#### RAW DATA:
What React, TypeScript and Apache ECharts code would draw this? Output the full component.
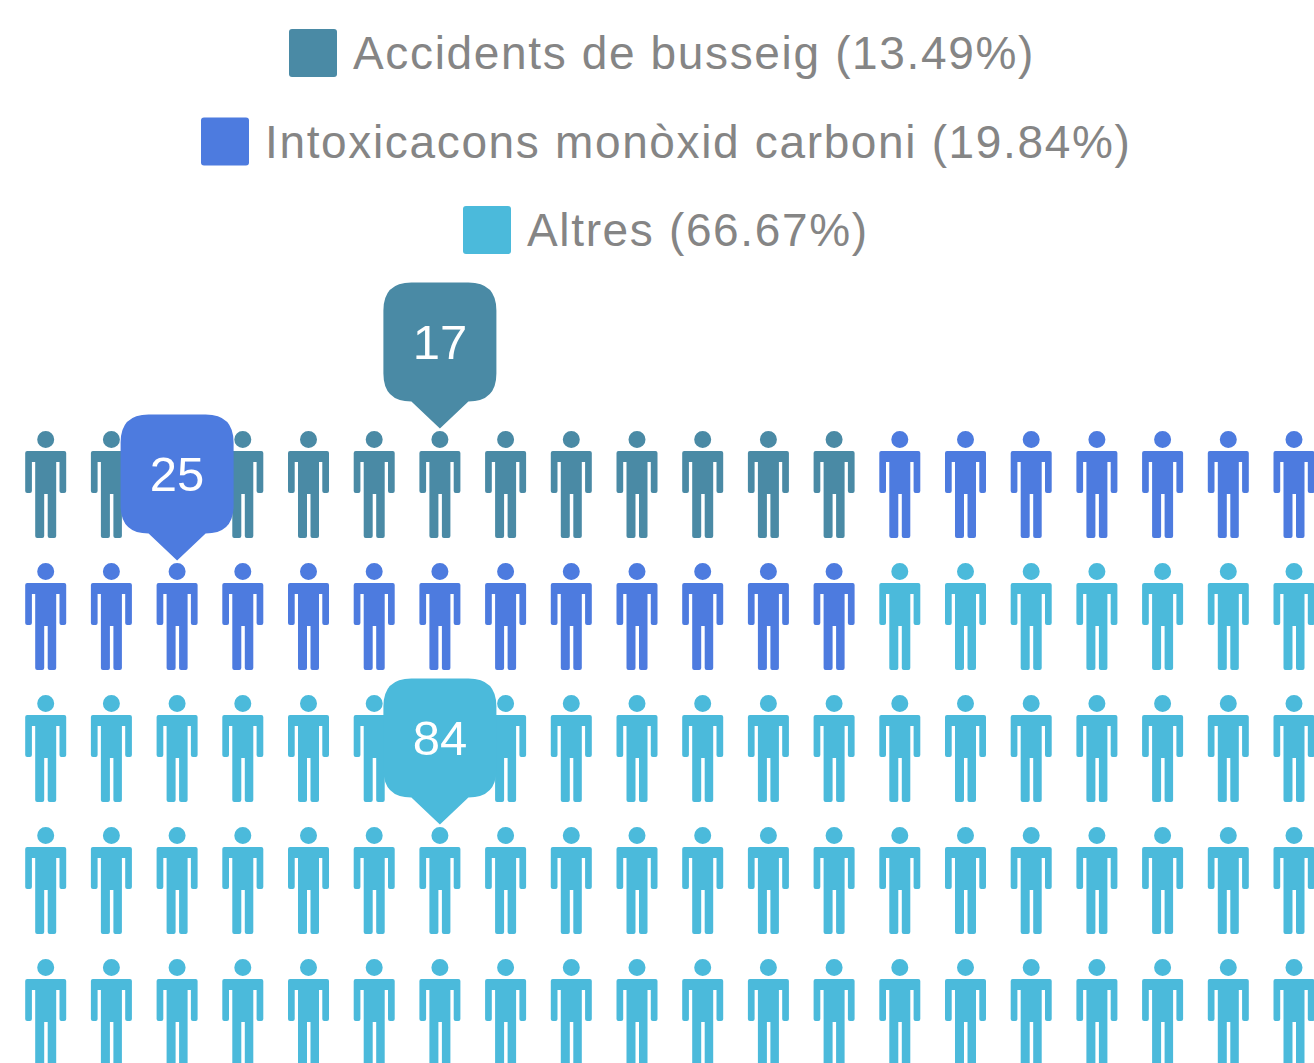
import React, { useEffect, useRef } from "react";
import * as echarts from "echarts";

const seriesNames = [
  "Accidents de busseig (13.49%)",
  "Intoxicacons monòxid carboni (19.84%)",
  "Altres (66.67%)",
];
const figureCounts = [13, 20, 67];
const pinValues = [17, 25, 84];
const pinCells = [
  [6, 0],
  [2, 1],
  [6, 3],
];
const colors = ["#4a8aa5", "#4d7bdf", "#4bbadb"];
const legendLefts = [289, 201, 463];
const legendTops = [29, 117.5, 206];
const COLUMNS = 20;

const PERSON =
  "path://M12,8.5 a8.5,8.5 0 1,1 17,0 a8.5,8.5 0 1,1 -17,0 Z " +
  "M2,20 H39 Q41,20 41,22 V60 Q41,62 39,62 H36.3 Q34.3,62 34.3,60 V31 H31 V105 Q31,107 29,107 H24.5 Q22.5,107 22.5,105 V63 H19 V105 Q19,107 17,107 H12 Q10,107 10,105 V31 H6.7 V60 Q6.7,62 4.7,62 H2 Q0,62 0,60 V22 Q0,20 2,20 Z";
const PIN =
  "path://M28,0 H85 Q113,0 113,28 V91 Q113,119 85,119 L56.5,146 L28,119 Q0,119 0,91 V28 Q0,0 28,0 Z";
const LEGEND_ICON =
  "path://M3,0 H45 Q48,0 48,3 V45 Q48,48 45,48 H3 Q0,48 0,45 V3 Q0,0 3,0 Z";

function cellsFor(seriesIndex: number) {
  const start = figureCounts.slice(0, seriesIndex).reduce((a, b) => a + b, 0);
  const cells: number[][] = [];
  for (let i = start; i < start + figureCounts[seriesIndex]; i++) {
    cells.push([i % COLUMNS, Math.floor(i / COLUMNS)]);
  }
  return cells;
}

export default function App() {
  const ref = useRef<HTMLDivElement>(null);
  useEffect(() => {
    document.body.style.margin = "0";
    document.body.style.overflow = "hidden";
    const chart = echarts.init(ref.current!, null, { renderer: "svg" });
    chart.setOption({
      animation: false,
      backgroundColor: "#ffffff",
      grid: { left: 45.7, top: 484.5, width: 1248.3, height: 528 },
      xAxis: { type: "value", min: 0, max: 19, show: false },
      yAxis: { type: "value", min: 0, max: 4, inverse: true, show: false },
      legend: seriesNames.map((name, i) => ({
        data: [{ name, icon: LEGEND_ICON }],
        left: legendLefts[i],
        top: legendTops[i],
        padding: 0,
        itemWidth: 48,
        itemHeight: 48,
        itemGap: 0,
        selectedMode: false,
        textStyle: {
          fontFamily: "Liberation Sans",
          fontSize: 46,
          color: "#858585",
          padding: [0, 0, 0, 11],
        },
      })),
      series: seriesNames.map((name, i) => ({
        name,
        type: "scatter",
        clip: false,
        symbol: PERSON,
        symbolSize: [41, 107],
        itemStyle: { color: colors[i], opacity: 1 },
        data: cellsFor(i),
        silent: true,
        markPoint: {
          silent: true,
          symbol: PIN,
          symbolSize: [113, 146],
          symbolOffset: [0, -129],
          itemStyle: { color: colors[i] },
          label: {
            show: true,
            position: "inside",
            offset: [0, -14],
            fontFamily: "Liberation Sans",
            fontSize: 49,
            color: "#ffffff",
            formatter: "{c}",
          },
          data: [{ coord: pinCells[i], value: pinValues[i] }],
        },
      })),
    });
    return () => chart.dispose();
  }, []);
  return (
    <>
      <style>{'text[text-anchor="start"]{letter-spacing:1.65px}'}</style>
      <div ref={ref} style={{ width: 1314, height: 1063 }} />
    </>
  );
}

#### DESCRIPTION OF THE TASK:
Except for the pictures, copy the material above exactly.

#### WRITTEN RESPONSE:
What React, TypeScript and Apache ECharts code would draw this? Output the full component.
import React, { useEffect, useRef } from "react";
import * as echarts from "echarts";

const seriesNames = [
  "Accidents de busseig (13.49%)",
  "Intoxicacons monòxid carboni (19.84%)",
  "Altres (66.67%)",
];
const figureCounts = [13, 20, 67];
const pinValues = [17, 25, 84];
const pinCells = [
  [6, 0],
  [2, 1],
  [6, 3],
];
const colors = ["#4a8aa5", "#4d7bdf", "#4bbadb"];
const legendLefts = [289, 201, 463];
const legendTops = [29, 117.5, 206];
const COLUMNS = 20;

const PERSON =
  "path://M12,8.5 a8.5,8.5 0 1,1 17,0 a8.5,8.5 0 1,1 -17,0 Z " +
  "M2,20 H39 Q41,20 41,22 V60 Q41,62 39,62 H36.3 Q34.3,62 34.3,60 V31 H31 V105 Q31,107 29,107 H24.5 Q22.5,107 22.5,105 V63 H19 V105 Q19,107 17,107 H12 Q10,107 10,105 V31 H6.7 V60 Q6.7,62 4.7,62 H2 Q0,62 0,60 V22 Q0,20 2,20 Z";
const PIN =
  "path://M28,0 H85 Q113,0 113,28 V91 Q113,119 85,119 L56.5,146 L28,119 Q0,119 0,91 V28 Q0,0 28,0 Z";
const LEGEND_ICON =
  "path://M3,0 H45 Q48,0 48,3 V45 Q48,48 45,48 H3 Q0,48 0,45 V3 Q0,0 3,0 Z";

function cellsFor(seriesIndex: number) {
  const start = figureCounts.slice(0, seriesIndex).reduce((a, b) => a + b, 0);
  const cells: number[][] = [];
  for (let i = start; i < start + figureCounts[seriesIndex]; i++) {
    cells.push([i % COLUMNS, Math.floor(i / COLUMNS)]);
  }
  return cells;
}

export default function App() {
  const ref = useRef<HTMLDivElement>(null);
  useEffect(() => {
    document.body.style.margin = "0";
    document.body.style.overflow = "hidden";
    const chart = echarts.init(ref.current!, null, { renderer: "svg" });
    chart.setOption({
      animation: false,
      backgroundColor: "#ffffff",
      grid: { left: 45.7, top: 484.5, width: 1248.3, height: 528 },
      xAxis: { type: "value", min: 0, max: 19, show: false },
      yAxis: { type: "value", min: 0, max: 4, inverse: true, show: false },
      legend: seriesNames.map((name, i) => ({
        data: [{ name, icon: LEGEND_ICON }],
        left: legendLefts[i],
        top: legendTops[i],
        padding: 0,
        itemWidth: 48,
        itemHeight: 48,
        itemGap: 0,
        selectedMode: false,
        textStyle: {
          fontFamily: "Liberation Sans",
          fontSize: 46,
          color: "#858585",
          padding: [0, 0, 0, 11],
        },
      })),
      series: seriesNames.map((name, i) => ({
        name,
        type: "scatter",
        clip: false,
        symbol: PERSON,
        symbolSize: [41, 107],
        itemStyle: { color: colors[i], opacity: 1 },
        data: cellsFor(i),
        silent: true,
        markPoint: {
          silent: true,
          symbol: PIN,
          symbolSize: [113, 146],
          symbolOffset: [0, -129],
          itemStyle: { color: colors[i] },
          label: {
            show: true,
            position: "inside",
            offset: [0, -14],
            fontFamily: "Liberation Sans",
            fontSize: 49,
            color: "#ffffff",
            formatter: "{c}",
          },
          data: [{ coord: pinCells[i], value: pinValues[i] }],
        },
      })),
    });
    return () => chart.dispose();
  }, []);
  return (
    <>
      <style>{'text[text-anchor="start"]{letter-spacing:1.65px}'}</style>
      <div ref={ref} style={{ width: 1314, height: 1063 }} />
    </>
  );
}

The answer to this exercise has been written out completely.